• _Exercise task_
Write out the listing below exactly, and omit any images you find in it.

• _Stored entries_
--- Begin ---
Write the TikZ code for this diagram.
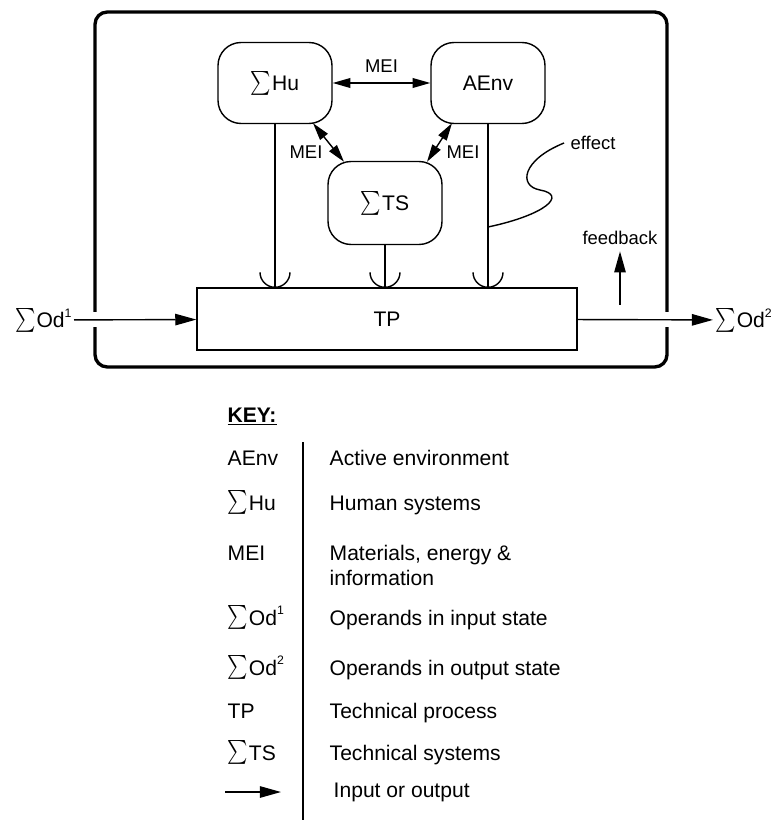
\documentclass[tikz,border=0pt]{standalone}
\usepackage{fontspec}
\usepackage{graphicx}
\setmainfont{Liberation Sans}
\usetikzlibrary{arrows.meta}
\newcommand{\sig}{\scalebox{1.1}[1.36]{$\sum$}\kern0.5pt}
\newcommand{\sups}[1]{\raisebox{0.9ex}{\fontsize{7}{8}\selectfont#1}}
\newcommand{\socket}[1]{%
  \draw (#1) ++(-15,-15) arc[start angle=180,end angle=360,radius=0.3cm];%
}

\begin{document}
\begin{tikzpicture}[x=0.02cm,y=-0.02cm,line width=0.8pt,font=\fontsize{12}{14}\selectfont,
  sys/.style={draw,rounded corners=0.46cm,minimum width=2.28cm,minimum height=1.62cm},
  lbl/.style={font=\fontsize{10.5}{12}\selectfont},
  tip/.style={-{Triangle[length=12pt,width=6.5pt]}},
  both/.style={{Triangle[length=10pt,width=5.5pt]}-{Triangle[length=10pt,width=5.5pt]}},
  keytxt/.style={anchor=base west,inner sep=0pt,align=left}]
  \useasboundingbox (0,0) rectangle (775,820);
  \draw[line width=1.9pt,rounded corners=7pt] (95,312) |- (667,12) -- (667,312);
  \draw[line width=1.9pt,rounded corners=7pt] (95,327) |- (667,367) -- (667,327);
  \node[sys] (hu) at (275,83) {\sig Hu};
  \node[sys] (aenv) at (488,83) {AEnv};
  \node[sys,minimum height=1.66cm] (ts) at (385,203) {\sig TS};
  \node[draw,minimum width=7.6cm,minimum height=1.24cm] (tp) at (387,319) {TP};
  \node[inner sep=1pt,anchor=east] (od1) at (74,320) {\sig Od\sups{1}};
  \node[inner sep=1pt,anchor=west] (od2) at (713,320) {\sig Od\sups{2}};
  \draw[both] (hu) -- (aenv) node[lbl,midway,above=2pt] (mei1) {MEI};
  \draw[both] ([shift={(38,-1)}]hu.south) -- ([shift={(-41,1)}]ts.north);
  \draw[both] ([shift={(-36,-1)}]aenv.south) -- ([shift={(42,1)}]ts.north);
  \node[lbl] (mei2) at (306,152) {MEI};
  \node[lbl] (mei3) at (463,152) {MEI};
  \foreach \n in {hu,ts,aenv}{
    \draw (\n) -- (\n |- tp.north) coordinate (c\n);
    \socket{c\n}
  }
  \draw[tip] (od1) -- (tp);
  \draw[tip] (tp) -- (od2);
  \coordinate (fx) at (aenv |- 0,227);
  \node[lbl] (effect) at (593,143) {effect};
  \draw (fx) .. controls (545,215) and (568,195) .. (540,190)
    .. controls (518,186) and (522,160) .. (effect.west);
  \node[lbl] (fb) at (620,238) {feedback};
  \coordinate (fbs) at (620,305);
  \draw[tip] (fbs) -- (fb.south);
  \node[keytxt] (key) at (227,422) {\underline{\textbf{KEY:}}};
  \coordinate (ktop) at (303,442);
  \coordinate (kbot) at (303,820);
  \draw (ktop) -- (kbot);
  \foreach \a/\b/\y/\z [count=\i] in {AEnv/Active environment/465/465, \sig Hu/Human systems/510/510,
      MEI/{Materials, energy \&\\information}/560/585, \sig Od\sups{1}/Operands in input state/625/625,
      \sig Od\sups{2}/Operands in output state/675/675, TP/Technical process/718/718,
      \sig TS/Technical systems/760/760}{
    \node[keytxt] (l\i) at (227,\y) {\a};
    \node[keytxt] (r\i) at (329,\z) {\b};
  }
  \coordinate (ka) at (225,792);
  \coordinate (kb) at (281,792);
  \draw[tip] (ka) -- (kb);
  \node[keytxt] (r8) at (333,797) {Input or output};
\end{tikzpicture}
\end{document}
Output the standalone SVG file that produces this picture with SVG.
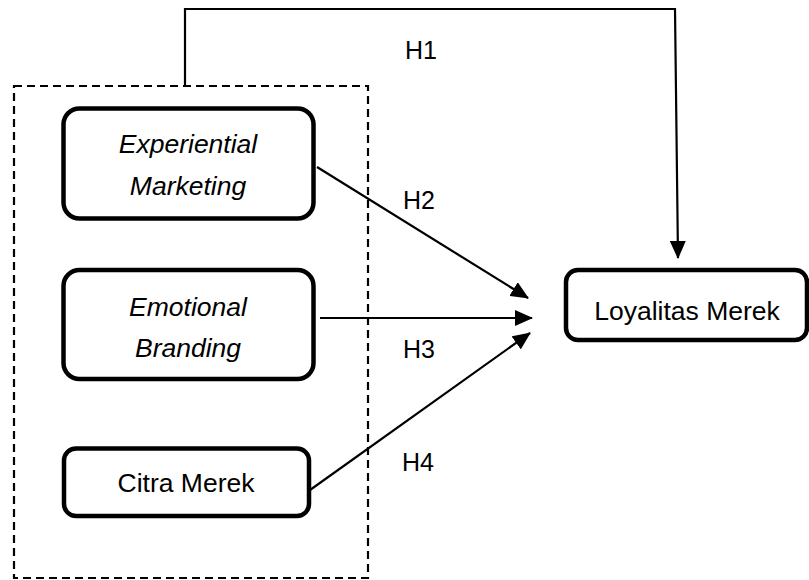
--- End ---
• _Reply_
Write the TikZ code for this diagram.
\documentclass[tikz,border=0pt]{standalone}
\usepackage{fontspec}
\usepackage{graphicx}
\setmainfont{Liberation Sans}
\usetikzlibrary{arrows.meta}
\newcommand{\sig}{\scalebox{1.1}[1.36]{$\sum$}\kern0.5pt}
\newcommand{\sups}[1]{\raisebox{0.9ex}{\fontsize{7}{8}\selectfont#1}}
\newcommand{\socket}[1]{%
  \draw (#1) ++(-15,-15) arc[start angle=180,end angle=360,radius=0.3cm];%
}

\begin{document}
\begin{tikzpicture}[x=0.02cm,y=-0.02cm,line width=0.8pt,font=\fontsize{12}{14}\selectfont,
  sys/.style={draw,rounded corners=0.46cm,minimum width=2.28cm,minimum height=1.62cm},
  lbl/.style={font=\fontsize{10.5}{12}\selectfont},
  tip/.style={-{Triangle[length=12pt,width=6.5pt]}},
  both/.style={{Triangle[length=10pt,width=5.5pt]}-{Triangle[length=10pt,width=5.5pt]}},
  keytxt/.style={anchor=base west,inner sep=0pt,align=left}]
  \useasboundingbox (0,0) rectangle (775,820);
  \draw[line width=1.9pt,rounded corners=7pt] (95,312) |- (667,12) -- (667,312);
  \draw[line width=1.9pt,rounded corners=7pt] (95,327) |- (667,367) -- (667,327);
  \node[sys] (hu) at (275,83) {\sig Hu};
  \node[sys] (aenv) at (488,83) {AEnv};
  \node[sys,minimum height=1.66cm] (ts) at (385,203) {\sig TS};
  \node[draw,minimum width=7.6cm,minimum height=1.24cm] (tp) at (387,319) {TP};
  \node[inner sep=1pt,anchor=east] (od1) at (74,320) {\sig Od\sups{1}};
  \node[inner sep=1pt,anchor=west] (od2) at (713,320) {\sig Od\sups{2}};
  \draw[both] (hu) -- (aenv) node[lbl,midway,above=2pt] (mei1) {MEI};
  \draw[both] ([shift={(38,-1)}]hu.south) -- ([shift={(-41,1)}]ts.north);
  \draw[both] ([shift={(-36,-1)}]aenv.south) -- ([shift={(42,1)}]ts.north);
  \node[lbl] (mei2) at (306,152) {MEI};
  \node[lbl] (mei3) at (463,152) {MEI};
  \foreach \n in {hu,ts,aenv}{
    \draw (\n) -- (\n |- tp.north) coordinate (c\n);
    \socket{c\n}
  }
  \draw[tip] (od1) -- (tp);
  \draw[tip] (tp) -- (od2);
  \coordinate (fx) at (aenv |- 0,227);
  \node[lbl] (effect) at (593,143) {effect};
  \draw (fx) .. controls (545,215) and (568,195) .. (540,190)
    .. controls (518,186) and (522,160) .. (effect.west);
  \node[lbl] (fb) at (620,238) {feedback};
  \coordinate (fbs) at (620,305);
  \draw[tip] (fbs) -- (fb.south);
  \node[keytxt] (key) at (227,422) {\underline{\textbf{KEY:}}};
  \coordinate (ktop) at (303,442);
  \coordinate (kbot) at (303,820);
  \draw (ktop) -- (kbot);
  \foreach \a/\b/\y/\z [count=\i] in {AEnv/Active environment/465/465, \sig Hu/Human systems/510/510,
      MEI/{Materials, energy \&\\information}/560/585, \sig Od\sups{1}/Operands in input state/625/625,
      \sig Od\sups{2}/Operands in output state/675/675, TP/Technical process/718/718,
      \sig TS/Technical systems/760/760}{
    \node[keytxt] (l\i) at (227,\y) {\a};
    \node[keytxt] (r\i) at (329,\z) {\b};
  }
  \coordinate (ka) at (225,792);
  \coordinate (kb) at (281,792);
  \draw[tip] (ka) -- (kb);
  \node[keytxt] (r8) at (333,797) {Input or output};
\end{tikzpicture}
\end{document}
Output the standalone SVG file that produces this picture with SVG.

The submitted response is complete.